Goal of the exercise: Check each line of the records below and collect those that include the word "page".

Material for the task:
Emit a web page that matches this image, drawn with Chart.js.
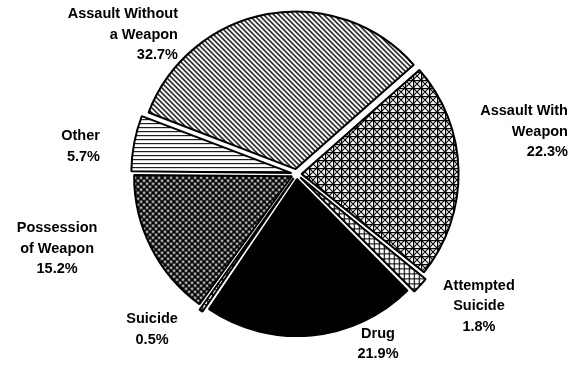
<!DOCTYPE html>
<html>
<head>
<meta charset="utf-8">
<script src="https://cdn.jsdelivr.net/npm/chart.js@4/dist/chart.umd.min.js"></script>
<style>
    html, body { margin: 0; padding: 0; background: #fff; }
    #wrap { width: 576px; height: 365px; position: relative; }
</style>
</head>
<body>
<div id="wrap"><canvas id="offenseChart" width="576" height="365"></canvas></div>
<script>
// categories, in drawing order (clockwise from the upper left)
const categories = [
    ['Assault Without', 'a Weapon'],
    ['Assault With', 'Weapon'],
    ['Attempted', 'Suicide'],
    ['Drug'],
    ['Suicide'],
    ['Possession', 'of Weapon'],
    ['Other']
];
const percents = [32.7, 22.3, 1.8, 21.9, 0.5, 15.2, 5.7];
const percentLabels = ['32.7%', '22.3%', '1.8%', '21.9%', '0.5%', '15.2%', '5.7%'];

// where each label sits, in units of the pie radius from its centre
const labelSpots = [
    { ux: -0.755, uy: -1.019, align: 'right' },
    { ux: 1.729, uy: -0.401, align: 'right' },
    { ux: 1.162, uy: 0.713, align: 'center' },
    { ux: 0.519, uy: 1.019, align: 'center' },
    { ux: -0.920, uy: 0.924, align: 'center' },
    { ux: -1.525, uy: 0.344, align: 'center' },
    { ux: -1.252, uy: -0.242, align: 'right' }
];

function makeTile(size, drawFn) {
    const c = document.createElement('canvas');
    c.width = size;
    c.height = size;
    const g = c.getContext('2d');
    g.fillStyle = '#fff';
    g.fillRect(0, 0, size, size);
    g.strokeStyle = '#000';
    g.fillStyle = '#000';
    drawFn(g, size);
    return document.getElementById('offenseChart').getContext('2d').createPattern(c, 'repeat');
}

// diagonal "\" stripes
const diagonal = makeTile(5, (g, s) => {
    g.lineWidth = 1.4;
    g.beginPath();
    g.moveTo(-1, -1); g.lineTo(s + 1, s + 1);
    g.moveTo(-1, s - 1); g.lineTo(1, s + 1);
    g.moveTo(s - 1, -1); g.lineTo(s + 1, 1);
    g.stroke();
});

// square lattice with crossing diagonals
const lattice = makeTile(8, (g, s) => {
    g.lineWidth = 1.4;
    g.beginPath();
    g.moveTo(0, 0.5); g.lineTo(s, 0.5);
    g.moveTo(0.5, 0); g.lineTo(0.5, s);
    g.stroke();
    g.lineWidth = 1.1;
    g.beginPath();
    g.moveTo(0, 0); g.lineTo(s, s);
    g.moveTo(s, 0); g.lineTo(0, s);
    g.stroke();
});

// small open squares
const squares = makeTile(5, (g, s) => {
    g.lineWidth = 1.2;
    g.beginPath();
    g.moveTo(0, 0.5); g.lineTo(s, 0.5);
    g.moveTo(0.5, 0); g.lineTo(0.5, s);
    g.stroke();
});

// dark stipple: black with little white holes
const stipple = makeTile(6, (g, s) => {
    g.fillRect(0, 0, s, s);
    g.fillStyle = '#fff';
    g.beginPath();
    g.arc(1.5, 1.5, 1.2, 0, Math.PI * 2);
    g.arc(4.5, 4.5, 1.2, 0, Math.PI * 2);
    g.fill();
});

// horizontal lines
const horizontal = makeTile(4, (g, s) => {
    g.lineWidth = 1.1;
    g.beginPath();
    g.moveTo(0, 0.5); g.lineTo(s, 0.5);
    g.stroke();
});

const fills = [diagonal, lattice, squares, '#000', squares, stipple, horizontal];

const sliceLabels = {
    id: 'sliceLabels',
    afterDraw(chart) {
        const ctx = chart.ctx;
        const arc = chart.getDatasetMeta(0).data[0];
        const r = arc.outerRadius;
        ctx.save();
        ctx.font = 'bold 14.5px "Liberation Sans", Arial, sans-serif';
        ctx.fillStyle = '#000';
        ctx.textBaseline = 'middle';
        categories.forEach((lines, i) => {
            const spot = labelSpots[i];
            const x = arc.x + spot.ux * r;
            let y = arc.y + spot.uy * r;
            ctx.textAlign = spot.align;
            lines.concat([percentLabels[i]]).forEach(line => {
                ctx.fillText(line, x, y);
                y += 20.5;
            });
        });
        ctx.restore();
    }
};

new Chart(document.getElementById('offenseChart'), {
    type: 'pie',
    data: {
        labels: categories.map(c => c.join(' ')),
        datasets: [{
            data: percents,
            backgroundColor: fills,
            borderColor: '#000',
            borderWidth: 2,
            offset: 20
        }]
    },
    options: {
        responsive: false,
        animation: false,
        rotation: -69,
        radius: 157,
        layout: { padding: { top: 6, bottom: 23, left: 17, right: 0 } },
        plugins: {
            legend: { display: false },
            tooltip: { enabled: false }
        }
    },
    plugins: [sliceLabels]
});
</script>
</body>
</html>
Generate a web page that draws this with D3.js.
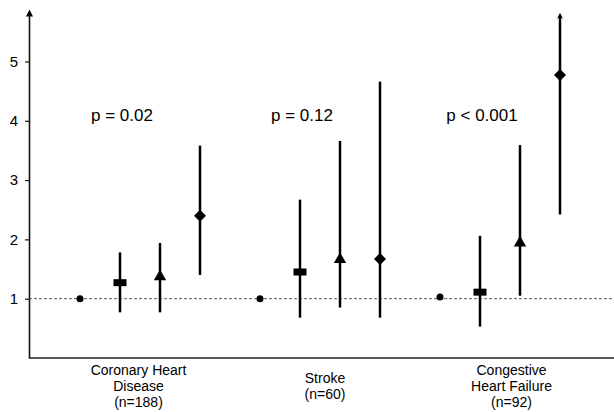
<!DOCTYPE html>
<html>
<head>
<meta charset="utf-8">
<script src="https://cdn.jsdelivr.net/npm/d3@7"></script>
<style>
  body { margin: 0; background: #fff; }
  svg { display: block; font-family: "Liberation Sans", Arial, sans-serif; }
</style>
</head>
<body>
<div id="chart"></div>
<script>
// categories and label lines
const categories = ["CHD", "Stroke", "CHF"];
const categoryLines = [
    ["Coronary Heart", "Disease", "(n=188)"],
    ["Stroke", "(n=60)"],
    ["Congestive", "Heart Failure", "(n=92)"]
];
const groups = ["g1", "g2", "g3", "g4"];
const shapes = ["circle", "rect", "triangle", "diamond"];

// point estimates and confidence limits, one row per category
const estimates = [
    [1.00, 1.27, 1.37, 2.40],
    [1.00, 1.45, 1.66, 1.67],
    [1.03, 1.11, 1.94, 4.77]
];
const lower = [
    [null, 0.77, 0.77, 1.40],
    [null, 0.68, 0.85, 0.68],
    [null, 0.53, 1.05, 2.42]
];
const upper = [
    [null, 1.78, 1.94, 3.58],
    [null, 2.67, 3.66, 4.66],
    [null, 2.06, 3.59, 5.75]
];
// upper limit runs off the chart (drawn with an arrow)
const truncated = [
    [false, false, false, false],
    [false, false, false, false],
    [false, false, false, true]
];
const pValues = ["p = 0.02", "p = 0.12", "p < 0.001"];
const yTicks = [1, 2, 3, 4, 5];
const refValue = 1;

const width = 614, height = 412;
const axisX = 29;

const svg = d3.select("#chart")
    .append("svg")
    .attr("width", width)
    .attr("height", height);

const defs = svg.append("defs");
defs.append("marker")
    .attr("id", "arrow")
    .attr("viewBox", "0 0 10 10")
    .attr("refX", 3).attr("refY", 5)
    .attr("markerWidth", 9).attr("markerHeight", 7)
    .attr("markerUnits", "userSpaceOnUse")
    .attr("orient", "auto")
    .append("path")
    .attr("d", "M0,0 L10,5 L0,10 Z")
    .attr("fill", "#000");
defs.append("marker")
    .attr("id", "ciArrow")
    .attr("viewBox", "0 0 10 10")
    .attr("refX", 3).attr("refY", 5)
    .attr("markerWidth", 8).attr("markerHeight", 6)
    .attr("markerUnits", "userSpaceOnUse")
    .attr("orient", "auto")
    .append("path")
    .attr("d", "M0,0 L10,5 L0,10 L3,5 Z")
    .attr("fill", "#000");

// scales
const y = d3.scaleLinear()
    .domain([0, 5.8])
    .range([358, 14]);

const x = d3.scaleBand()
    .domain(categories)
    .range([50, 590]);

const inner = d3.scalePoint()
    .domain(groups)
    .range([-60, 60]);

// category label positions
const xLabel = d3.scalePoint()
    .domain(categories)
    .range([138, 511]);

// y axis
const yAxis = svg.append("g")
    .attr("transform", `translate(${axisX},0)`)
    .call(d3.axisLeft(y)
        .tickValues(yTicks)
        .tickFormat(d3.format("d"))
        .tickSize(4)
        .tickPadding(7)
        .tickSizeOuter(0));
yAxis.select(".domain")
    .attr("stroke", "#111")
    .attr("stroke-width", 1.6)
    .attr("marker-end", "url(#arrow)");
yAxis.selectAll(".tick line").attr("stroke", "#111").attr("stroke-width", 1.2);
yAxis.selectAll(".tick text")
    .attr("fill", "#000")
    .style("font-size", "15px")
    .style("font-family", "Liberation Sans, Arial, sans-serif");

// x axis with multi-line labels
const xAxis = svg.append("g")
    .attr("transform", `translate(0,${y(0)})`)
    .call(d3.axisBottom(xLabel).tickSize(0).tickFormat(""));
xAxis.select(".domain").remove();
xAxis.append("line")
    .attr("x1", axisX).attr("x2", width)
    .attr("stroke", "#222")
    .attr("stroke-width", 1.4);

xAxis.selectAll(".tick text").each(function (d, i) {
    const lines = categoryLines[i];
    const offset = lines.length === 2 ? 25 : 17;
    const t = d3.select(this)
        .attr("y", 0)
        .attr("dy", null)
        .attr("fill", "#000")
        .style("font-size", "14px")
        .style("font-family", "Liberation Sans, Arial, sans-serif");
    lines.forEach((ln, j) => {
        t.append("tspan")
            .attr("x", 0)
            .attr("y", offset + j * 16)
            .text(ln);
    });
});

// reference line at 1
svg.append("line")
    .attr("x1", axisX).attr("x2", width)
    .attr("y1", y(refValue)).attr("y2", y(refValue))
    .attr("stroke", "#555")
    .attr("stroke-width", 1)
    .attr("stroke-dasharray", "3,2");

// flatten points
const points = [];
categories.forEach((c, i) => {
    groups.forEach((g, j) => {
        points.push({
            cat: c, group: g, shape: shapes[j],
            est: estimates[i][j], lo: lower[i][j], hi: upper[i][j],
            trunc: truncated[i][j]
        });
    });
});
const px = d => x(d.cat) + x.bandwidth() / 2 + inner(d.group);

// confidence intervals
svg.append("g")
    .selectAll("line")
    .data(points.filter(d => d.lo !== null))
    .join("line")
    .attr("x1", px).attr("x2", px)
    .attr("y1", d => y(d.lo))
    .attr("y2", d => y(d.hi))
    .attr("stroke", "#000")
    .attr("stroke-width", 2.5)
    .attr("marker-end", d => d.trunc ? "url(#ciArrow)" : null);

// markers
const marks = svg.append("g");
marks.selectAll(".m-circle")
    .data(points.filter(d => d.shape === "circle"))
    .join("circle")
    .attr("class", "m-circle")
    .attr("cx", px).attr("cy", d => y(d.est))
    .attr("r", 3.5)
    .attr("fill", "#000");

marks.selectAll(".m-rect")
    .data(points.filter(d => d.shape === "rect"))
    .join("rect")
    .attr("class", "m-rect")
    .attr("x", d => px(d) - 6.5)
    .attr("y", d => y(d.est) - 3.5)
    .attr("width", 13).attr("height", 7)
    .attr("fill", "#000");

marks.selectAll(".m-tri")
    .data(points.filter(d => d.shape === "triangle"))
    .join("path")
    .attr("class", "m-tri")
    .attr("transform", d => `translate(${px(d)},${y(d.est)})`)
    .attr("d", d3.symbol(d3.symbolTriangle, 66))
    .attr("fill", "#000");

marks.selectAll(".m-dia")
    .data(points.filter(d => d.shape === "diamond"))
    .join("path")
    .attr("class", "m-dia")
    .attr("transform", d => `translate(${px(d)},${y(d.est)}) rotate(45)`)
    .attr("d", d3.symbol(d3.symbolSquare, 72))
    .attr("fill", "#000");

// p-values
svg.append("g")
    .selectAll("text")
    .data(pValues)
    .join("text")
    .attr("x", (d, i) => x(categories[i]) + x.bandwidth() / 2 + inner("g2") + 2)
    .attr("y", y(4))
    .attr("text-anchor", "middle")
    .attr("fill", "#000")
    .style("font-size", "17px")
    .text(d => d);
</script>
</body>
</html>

The solution:
Emit a web page that matches this image, drawn with Chart.js.
Generate a web page that draws this with D3.js.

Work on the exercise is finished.